CBT Can Relieve Chronic Migraines
People who suffer form chronic migraines deal with pain frequently. Migraine can greatly interfere with daily activities. According to the background information provided by the researchers of a new study, over two percent of the adult population suffers from chronic migraine and around 1.75 percent of the adolescent population does as well. Despite the prevalence of migraines in young children, there is no FDA (U.S. Food and Drug Administration) approved intervention treatment for this age group. In the new study, researchers found that cognitive behavioral therapy (CBT) could be an effective form of treatment.
For this study, the team headed by Scott W. Power, Ph.D. from the Cincinnati Children's Hospital Medical Center, recruited 135 participants between the ages of 10 and 17. 79 percent of the adolescents were females and all of them suffered from chronic migraine. Chronic migraine was defined as having 15 or more headache days within a month. The participants also had a PedMIDAS (Pediatric Migraine Disability Score) score of 20 or above. A PedMIDAS score from 0-10 is considered none, a score from 11-30 is mild, a score from 31-50 is moderate and any thing above 50 is severe.
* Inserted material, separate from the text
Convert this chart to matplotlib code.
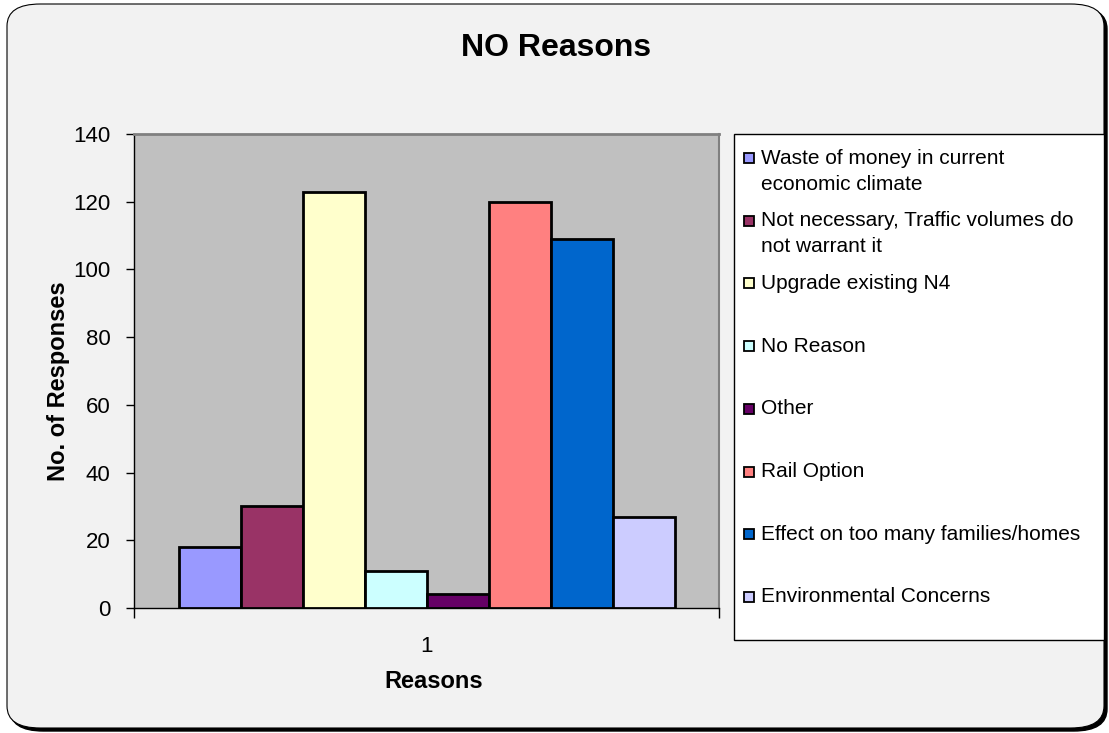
import matplotlib.pyplot as plt
from matplotlib.patches import FancyBboxPatch, Rectangle

W, H = 1109, 733

reasons = ['Waste of money in current\neconomic climate',
           'Not necessary, Traffic volumes do\nnot warrant it',
           'Upgrade existing N4',
           'No Reason',
           'Other',
           'Rail Option',
           'Effect on too many families/homes',
           'Environmental Concerns']
responses = [18, 30, 123, 11, 4, 120, 109, 27]
colors = ['#9999FF', '#993366', '#FFFFCC', '#CCFFFF',
          '#660066', '#FF8080', '#0066CC', '#CCCCFF']

plt.rcParams['font.family'] = ['Liberation Sans', 'DejaVu Sans']


def fx(px):
    return px / W


def fy(py):
    return 1 - py / H


fig = plt.figure(figsize=(W / 100, H / 100), dpi=100)
fig.patch.set_facecolor('white')

# rounded chart frame with a dark shadow on the lower right
shadow = FancyBboxPatch((fx(10), fy(731)), fx(1097), fy(7) - fy(731),
                        boxstyle='round,pad=0,rounding_size=0.03',
                        transform=fig.transFigure, facecolor='black',
                        edgecolor='black', linewidth=1, zorder=-3)
frame = FancyBboxPatch((fx(7), fy(728)), fx(1097), fy(4) - fy(728),
                       boxstyle='round,pad=0,rounding_size=0.03',
                       transform=fig.transFigure, facecolor='#F2F2F2',
                       edgecolor='black', linewidth=0.8, zorder=-2)
fig.patches.extend([shadow, frame])

ax = fig.add_axes([fx(134), fy(608), fx(719 - 134), fy(134) - fy(608)])
ax.set_zorder(1)
ax.set_facecolor('#C0C0C0')

x = list(range(len(responses)))
ax.bar(x, responses, width=1.0, color=colors, edgecolor='black',
       linewidth=2, zorder=3)

half = 585 / 62 / 2
centre = (len(responses) - 1) / 2
ax.set_xlim(centre - half, centre + half)
ax.set_ylim(0, 140)
ax.set_yticks(range(0, 141, 20))
ax.tick_params(axis='y', direction='out', length=6, width=1,
               labelsize=16, pad=11)

# category boundaries get tick marks, the single category gets the label
ax.set_xticks([centre - half, centre + half])
ax.set_xticklabels([])
ax.set_xticks([centre], minor=True)
ax.set_xticklabels(['1'], minor=True)
ax.tick_params(axis='x', which='major', direction='out', length=7, width=1)
ax.tick_params(axis='x', which='minor', length=0, labelsize=16, pad=20)

for side in ('top', 'right'):
    ax.spines[side].set_color('#808080')
ax.spines['top'].set_linewidth(2)
ax.spines['right'].set_linewidth(1.5)
for side in ('left', 'bottom'):
    ax.spines[side].set_color('black')
    ax.spines[side].set_linewidth(1)

fig.text(fx(556), fy(48), 'NO Reasons', ha='center', va='center',
         fontsize=23, fontweight='bold')
fig.text(fx(434), fy(682), 'Reasons', ha='center', va='center',
         fontsize=17, fontweight='bold')
fig.text(fx(58), fy(381), 'No. of Responses', ha='center', va='center',
         rotation=90, fontsize=17, fontweight='bold')

# legend box
fig.patches.append(Rectangle((fx(734), fy(640)), fx(1104 - 734),
                             fy(134) - fy(640), transform=fig.transFigure,
                             facecolor='white', edgecolor='black',
                             linewidth=1, zorder=1))
row0, step, line_h = 158, 62.7, 26
for i, (label, c) in enumerate(zip(reasons, colors)):
    yc = row0 + i * step
    fig.patches.append(Rectangle((fx(744), fy(yc + 5)), fx(10), fy(yc - 5) - fy(yc + 5),
                                 transform=fig.transFigure, facecolor=c,
                                 edgecolor='black', linewidth=1.3, zorder=2))
    for k, line in enumerate(label.split('\n')):
        fig.text(fx(761), fy(yc + k * line_h), line, ha='left',
                 va='center', fontsize=15, zorder=3)

fig.savefig('out.png', dpi=100, facecolor=fig.get_facecolor())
Of the 135 adolescents, 129 completed 20 weeks of follow up and 124 of the participants lasted through the 12-month follow up. 64 of the participants were assigned to the CBT group and the remaining 71 participants enrolled in the headache education group. There was a total of 10 sessions and the groups had equal time and therapist attention. All participants were given the prescription drug, amitriptyline. Follow ups occurred at weeks three, six, nine, and 12 months.
At the start of the study, the average number of headache days was 21 out of 28 days. The average PedMIDAS score was 68 points. Between the pretreatment days and the post-treatment days, the researchers found that people in the CBT group had a reduction of 11.5 headache days. The education group had a reduction of 6.8 headache days. At the 12-month follow up, 86 percent of the CBT group and 69 percent of the education group experienced a 50 percent greater reduction in headache days. The PedMIDAS scores reduced to below 20 for 88 percent of the people in the CBT group and for 76 percent of the people in the education group.
"Now that there is strong evidence for CBT in headache management, it should be routinely offered [to younger people] as a first-line treatment for chronic migraine along with medications and not only as an add-on if medications are not found to be sufficiently effective. Also, CBT should be made more accessible to patients by inclusion as a covered service by health insurance as well as testing of alternate formats of delivery, such as using online or mobile formats, which can be offered as an option if in-person visits are a barrier," the authors wrote according to Medical Xpress.
The study was published in the Journal of the American Medical Association.